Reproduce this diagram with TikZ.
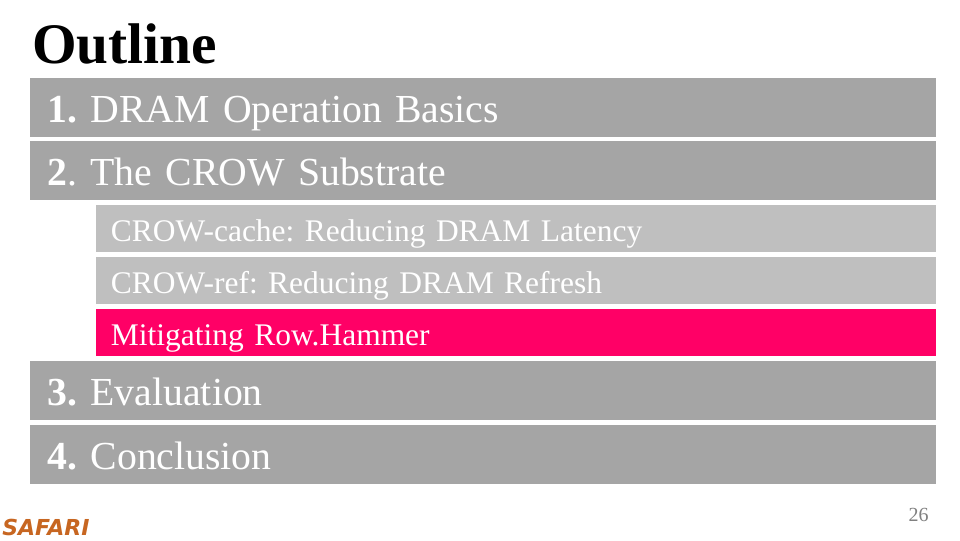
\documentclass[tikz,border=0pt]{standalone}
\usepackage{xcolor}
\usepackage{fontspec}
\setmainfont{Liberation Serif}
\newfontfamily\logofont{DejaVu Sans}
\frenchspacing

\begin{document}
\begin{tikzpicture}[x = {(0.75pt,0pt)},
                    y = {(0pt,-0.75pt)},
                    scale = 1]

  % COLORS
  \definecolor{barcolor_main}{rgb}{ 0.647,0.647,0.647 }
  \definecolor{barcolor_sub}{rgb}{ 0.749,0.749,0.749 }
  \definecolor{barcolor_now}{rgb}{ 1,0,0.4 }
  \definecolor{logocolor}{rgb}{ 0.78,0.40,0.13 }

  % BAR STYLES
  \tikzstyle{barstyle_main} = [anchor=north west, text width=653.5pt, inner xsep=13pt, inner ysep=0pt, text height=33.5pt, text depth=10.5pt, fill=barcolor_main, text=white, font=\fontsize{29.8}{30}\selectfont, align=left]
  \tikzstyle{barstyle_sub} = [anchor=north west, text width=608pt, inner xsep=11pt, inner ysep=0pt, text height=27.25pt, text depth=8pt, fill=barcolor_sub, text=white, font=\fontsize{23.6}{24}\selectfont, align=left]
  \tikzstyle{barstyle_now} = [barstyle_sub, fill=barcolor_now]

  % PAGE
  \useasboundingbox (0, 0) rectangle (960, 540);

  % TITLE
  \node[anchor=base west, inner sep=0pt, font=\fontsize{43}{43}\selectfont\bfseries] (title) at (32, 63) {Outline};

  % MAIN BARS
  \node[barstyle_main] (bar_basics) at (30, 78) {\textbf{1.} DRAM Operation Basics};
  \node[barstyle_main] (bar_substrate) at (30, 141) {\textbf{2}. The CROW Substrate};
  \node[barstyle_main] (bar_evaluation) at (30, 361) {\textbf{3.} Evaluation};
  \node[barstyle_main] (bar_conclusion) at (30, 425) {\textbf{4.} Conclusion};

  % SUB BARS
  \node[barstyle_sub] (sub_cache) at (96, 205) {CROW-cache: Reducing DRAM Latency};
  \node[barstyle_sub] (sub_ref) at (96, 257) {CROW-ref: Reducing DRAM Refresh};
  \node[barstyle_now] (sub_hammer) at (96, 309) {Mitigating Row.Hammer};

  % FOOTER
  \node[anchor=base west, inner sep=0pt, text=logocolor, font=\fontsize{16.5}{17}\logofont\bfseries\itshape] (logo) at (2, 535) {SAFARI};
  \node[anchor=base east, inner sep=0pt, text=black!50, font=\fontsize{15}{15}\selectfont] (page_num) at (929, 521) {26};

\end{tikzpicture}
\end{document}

━━━━━━━━━━━━━━━━━━━━

The request => Leave out the pictures and reproduce the rest of the listing exactly.

Exercise result =>
Reproduce this diagram with TikZ.
\documentclass[tikz,border=0pt]{standalone}
\usepackage{xcolor}
\usepackage{fontspec}
\setmainfont{Liberation Serif}
\newfontfamily\logofont{DejaVu Sans}
\frenchspacing

\begin{document}
\begin{tikzpicture}[x = {(0.75pt,0pt)},
                    y = {(0pt,-0.75pt)},
                    scale = 1]

  % COLORS
  \definecolor{barcolor_main}{rgb}{ 0.647,0.647,0.647 }
  \definecolor{barcolor_sub}{rgb}{ 0.749,0.749,0.749 }
  \definecolor{barcolor_now}{rgb}{ 1,0,0.4 }
  \definecolor{logocolor}{rgb}{ 0.78,0.40,0.13 }

  % BAR STYLES
  \tikzstyle{barstyle_main} = [anchor=north west, text width=653.5pt, inner xsep=13pt, inner ysep=0pt, text height=33.5pt, text depth=10.5pt, fill=barcolor_main, text=white, font=\fontsize{29.8}{30}\selectfont, align=left]
  \tikzstyle{barstyle_sub} = [anchor=north west, text width=608pt, inner xsep=11pt, inner ysep=0pt, text height=27.25pt, text depth=8pt, fill=barcolor_sub, text=white, font=\fontsize{23.6}{24}\selectfont, align=left]
  \tikzstyle{barstyle_now} = [barstyle_sub, fill=barcolor_now]

  % PAGE
  \useasboundingbox (0, 0) rectangle (960, 540);

  % TITLE
  \node[anchor=base west, inner sep=0pt, font=\fontsize{43}{43}\selectfont\bfseries] (title) at (32, 63) {Outline};

  % MAIN BARS
  \node[barstyle_main] (bar_basics) at (30, 78) {\textbf{1.} DRAM Operation Basics};
  \node[barstyle_main] (bar_substrate) at (30, 141) {\textbf{2}. The CROW Substrate};
  \node[barstyle_main] (bar_evaluation) at (30, 361) {\textbf{3.} Evaluation};
  \node[barstyle_main] (bar_conclusion) at (30, 425) {\textbf{4.} Conclusion};

  % SUB BARS
  \node[barstyle_sub] (sub_cache) at (96, 205) {CROW-cache: Reducing DRAM Latency};
  \node[barstyle_sub] (sub_ref) at (96, 257) {CROW-ref: Reducing DRAM Refresh};
  \node[barstyle_now] (sub_hammer) at (96, 309) {Mitigating Row.Hammer};

  % FOOTER
  \node[anchor=base west, inner sep=0pt, text=logocolor, font=\fontsize{16.5}{17}\logofont\bfseries\itshape] (logo) at (2, 535) {SAFARI};
  \node[anchor=base east, inner sep=0pt, text=black!50, font=\fontsize{15}{15}\selectfont] (page_num) at (929, 521) {26};

\end{tikzpicture}
\end{document}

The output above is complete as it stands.